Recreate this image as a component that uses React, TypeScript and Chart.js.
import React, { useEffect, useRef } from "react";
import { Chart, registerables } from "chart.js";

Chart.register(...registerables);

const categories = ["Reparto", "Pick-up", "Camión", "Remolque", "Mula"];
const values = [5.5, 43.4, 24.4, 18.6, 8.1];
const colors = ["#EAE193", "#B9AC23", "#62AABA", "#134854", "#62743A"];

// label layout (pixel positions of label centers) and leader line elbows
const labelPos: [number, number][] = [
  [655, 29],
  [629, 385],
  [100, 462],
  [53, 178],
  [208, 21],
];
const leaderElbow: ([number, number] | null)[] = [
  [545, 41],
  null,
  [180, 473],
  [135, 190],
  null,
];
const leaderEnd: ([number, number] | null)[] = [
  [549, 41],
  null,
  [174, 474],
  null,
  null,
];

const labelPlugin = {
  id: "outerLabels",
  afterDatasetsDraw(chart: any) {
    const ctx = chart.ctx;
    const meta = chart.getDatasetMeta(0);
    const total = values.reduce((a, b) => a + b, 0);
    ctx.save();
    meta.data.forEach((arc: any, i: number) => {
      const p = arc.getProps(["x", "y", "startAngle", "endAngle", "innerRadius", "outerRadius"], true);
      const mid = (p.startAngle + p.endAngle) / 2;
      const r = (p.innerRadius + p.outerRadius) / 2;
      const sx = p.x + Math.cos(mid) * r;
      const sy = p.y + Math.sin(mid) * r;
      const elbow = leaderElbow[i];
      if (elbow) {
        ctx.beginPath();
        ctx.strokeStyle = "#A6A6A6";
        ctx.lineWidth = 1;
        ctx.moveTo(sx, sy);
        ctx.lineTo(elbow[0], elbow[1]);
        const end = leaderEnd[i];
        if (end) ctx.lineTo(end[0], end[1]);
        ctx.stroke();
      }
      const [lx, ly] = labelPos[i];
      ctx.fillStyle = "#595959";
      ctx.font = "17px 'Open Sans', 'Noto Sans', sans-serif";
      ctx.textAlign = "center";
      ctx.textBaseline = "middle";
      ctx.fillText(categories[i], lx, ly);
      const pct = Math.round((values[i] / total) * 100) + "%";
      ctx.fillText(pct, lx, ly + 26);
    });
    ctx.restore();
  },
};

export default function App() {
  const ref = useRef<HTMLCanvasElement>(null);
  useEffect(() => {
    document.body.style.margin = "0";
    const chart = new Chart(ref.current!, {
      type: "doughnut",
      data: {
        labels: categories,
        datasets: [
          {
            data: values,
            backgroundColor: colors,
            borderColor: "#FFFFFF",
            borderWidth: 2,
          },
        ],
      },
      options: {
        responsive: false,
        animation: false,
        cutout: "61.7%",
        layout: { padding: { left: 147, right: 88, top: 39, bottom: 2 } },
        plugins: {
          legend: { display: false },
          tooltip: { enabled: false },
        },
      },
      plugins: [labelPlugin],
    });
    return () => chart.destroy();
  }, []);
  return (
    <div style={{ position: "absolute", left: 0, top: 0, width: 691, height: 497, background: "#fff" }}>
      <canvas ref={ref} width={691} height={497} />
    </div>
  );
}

WHAT YOU NEED TO DO → Print the whole listing exactly as it is.

TASK SOLUTION →
Recreate this image as a component that uses React, TypeScript and Chart.js.
import React, { useEffect, useRef } from "react";
import { Chart, registerables } from "chart.js";

Chart.register(...registerables);

const categories = ["Reparto", "Pick-up", "Camión", "Remolque", "Mula"];
const values = [5.5, 43.4, 24.4, 18.6, 8.1];
const colors = ["#EAE193", "#B9AC23", "#62AABA", "#134854", "#62743A"];

// label layout (pixel positions of label centers) and leader line elbows
const labelPos: [number, number][] = [
  [655, 29],
  [629, 385],
  [100, 462],
  [53, 178],
  [208, 21],
];
const leaderElbow: ([number, number] | null)[] = [
  [545, 41],
  null,
  [180, 473],
  [135, 190],
  null,
];
const leaderEnd: ([number, number] | null)[] = [
  [549, 41],
  null,
  [174, 474],
  null,
  null,
];

const labelPlugin = {
  id: "outerLabels",
  afterDatasetsDraw(chart: any) {
    const ctx = chart.ctx;
    const meta = chart.getDatasetMeta(0);
    const total = values.reduce((a, b) => a + b, 0);
    ctx.save();
    meta.data.forEach((arc: any, i: number) => {
      const p = arc.getProps(["x", "y", "startAngle", "endAngle", "innerRadius", "outerRadius"], true);
      const mid = (p.startAngle + p.endAngle) / 2;
      const r = (p.innerRadius + p.outerRadius) / 2;
      const sx = p.x + Math.cos(mid) * r;
      const sy = p.y + Math.sin(mid) * r;
      const elbow = leaderElbow[i];
      if (elbow) {
        ctx.beginPath();
        ctx.strokeStyle = "#A6A6A6";
        ctx.lineWidth = 1;
        ctx.moveTo(sx, sy);
        ctx.lineTo(elbow[0], elbow[1]);
        const end = leaderEnd[i];
        if (end) ctx.lineTo(end[0], end[1]);
        ctx.stroke();
      }
      const [lx, ly] = labelPos[i];
      ctx.fillStyle = "#595959";
      ctx.font = "17px 'Open Sans', 'Noto Sans', sans-serif";
      ctx.textAlign = "center";
      ctx.textBaseline = "middle";
      ctx.fillText(categories[i], lx, ly);
      const pct = Math.round((values[i] / total) * 100) + "%";
      ctx.fillText(pct, lx, ly + 26);
    });
    ctx.restore();
  },
};

export default function App() {
  const ref = useRef<HTMLCanvasElement>(null);
  useEffect(() => {
    document.body.style.margin = "0";
    const chart = new Chart(ref.current!, {
      type: "doughnut",
      data: {
        labels: categories,
        datasets: [
          {
            data: values,
            backgroundColor: colors,
            borderColor: "#FFFFFF",
            borderWidth: 2,
          },
        ],
      },
      options: {
        responsive: false,
        animation: false,
        cutout: "61.7%",
        layout: { padding: { left: 147, right: 88, top: 39, bottom: 2 } },
        plugins: {
          legend: { display: false },
          tooltip: { enabled: false },
        },
      },
      plugins: [labelPlugin],
    });
    return () => chart.destroy();
  }, []);
  return (
    <div style={{ position: "absolute", left: 0, top: 0, width: 691, height: 497, background: "#fff" }}>
      <canvas ref={ref} width={691} height={497} />
    </div>
  );
}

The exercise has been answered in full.